The claim comes from Holmes’s great-great-grandson, American lawyer Jeff Mudgett, who recently discovered that he and Markle are eighth cousins. If that connection is correct, then it would mean that Markle, too, is related to Holmes.

While finding out that you’re related—however distantly—to a man believed to have murdered 27 people isn’t something you’d probably want to share with Queen Elizabeth II when asking her to pass the Yorkshire pudding over Christmas dinner, what makes the story even more interesting is that Mudgett believes that his great-great-grandpa was also Jack the Ripper!

Mudgett came to this conclusion based on Holmes’s personal diaries, which he inherited.

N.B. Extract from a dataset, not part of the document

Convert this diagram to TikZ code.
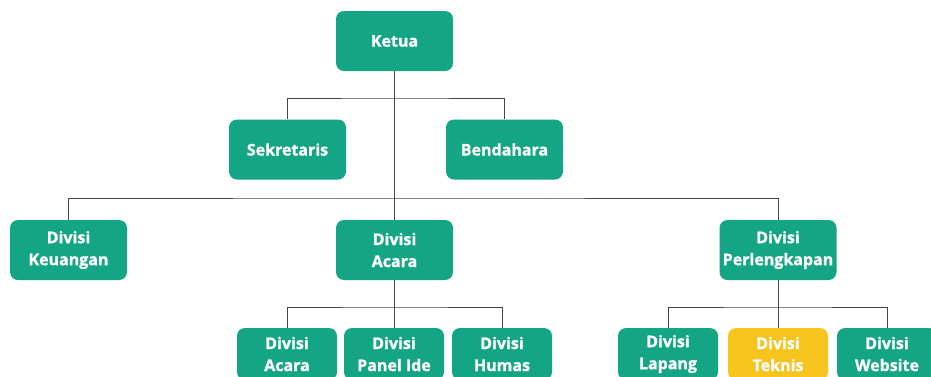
\documentclass[tikz,border=0pt]{standalone}
\usepackage{fontspec}
\setmainfont{Open Sans}[BoldFont={Open Sans Bold}, BoldFeatures={FakeBold=1.2}]
\usetikzlibrary{positioning}
\definecolor{boxgreen}{RGB}{20,165,133}
\definecolor{boxyellow}{RGB}{246,196,28}
\definecolor{linegray}{RGB}{70,70,70}

\begin{document}
\begin{tikzpicture}[
        x=1pt, y=-1pt,
        unit/.style={rectangle, rounded corners=8pt, fill=boxgreen, text=white,
            font=\fontsize{16}{22}\selectfont\bfseries, align=center,
            minimum width=117pt, minimum height=60pt, inner sep=0pt},
        subunit/.style={unit, minimum width=100pt, minimum height=52pt},
        connection/.style={draw=linegray, line width=0.8pt}
    ]
    \clip (0,0) rectangle (931,376);

    % Top
    \node[unit] (ketua) at (394.5, 41) {Ketua};
    \node[unit] (sekretaris) at (287.5, 149.5) {Sekretaris};
    \node[unit] (bendahara) at (504.5, 149.5) {Bendahara};

    % Divisions
    \node[unit] (keuangan) at (68.5, 250) {Divisi\\Keuangan};
    \node[unit] (acara) at (394.5, 250) {Divisi\\Acara};
    \node[unit] (perlengkapan) at (778, 250) {Divisi\\Perlengkapan};

    % Sub divisions
    \node[subunit] (subacara) at (287, 354) {Divisi\\Acara};
    \node[subunit] (panelide) at (394, 354) {Divisi\\Panel Ide};
    \node[subunit] (humas) at (502, 354) {Divisi\\Humas};
    \node[subunit] (lapang) at (668, 354) {Divisi\\Lapang};
    \node[subunit, fill=boxyellow] (teknis) at (778, 354) {Divisi\\Teknis};
    \node[subunit] (website) at (887, 354) {Divisi\\Website};

    % Junctions
    \coordinate (jtop) at (394.5, 98);
    \coordinate (jmid) at (394.5, 198);
    \coordinate (jacara) at (394.5, 307);
    \coordinate (jperl) at (778, 307);

    % Connections
    \draw[connection] (ketua) -- (acara);
    \draw[connection] (sekretaris.north) |- (jtop) -| (bendahara.north);
    \draw[connection] (keuangan.north) |- (jmid) -| (perlengkapan.north);
    \draw[connection] (acara.south) -- (acara.south |- panelide.north);
    \draw[connection] (subacara.north) |- (jacara) -| (humas.north);
    \draw[connection] (perlengkapan) -- (teknis);
    \draw[connection] (lapang.north) |- (jperl) -| (website.north);

\end{tikzpicture}
\end{document}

In 2017, American Ripper—an eight-part History Channel series—investigated Mudgett’s belief that Holmes and Jack were indeed one in the same.

When asked about his connection to Markle, and their shared connection to Holmes—and, possibly, Jack the Ripper—Mudgett replied:

“We did a study with the FBI and CIA and Scotland Yard regarding handwriting analysis. It turns out [H. H. Holmes] was Jack the Ripper. This means Meghan is related to Jack the Ripper. I don’t think the Queen knows. I am not proud he is my ancestor. Meghan won’t be either.”

Shortly thereafter he clarified his comments via his personal Facebook page:

In the 130 years since Jack the Ripper terrorized London’s Whitechapel neighborhood, hundreds of names have been put forth as possible suspects, but authorities have never been able to definitively conclude who committed the infamous murders. So if Alice's Adventures in Wonderland author Lewis Carroll could have done it, why not the distant relative of the royal family's newest member?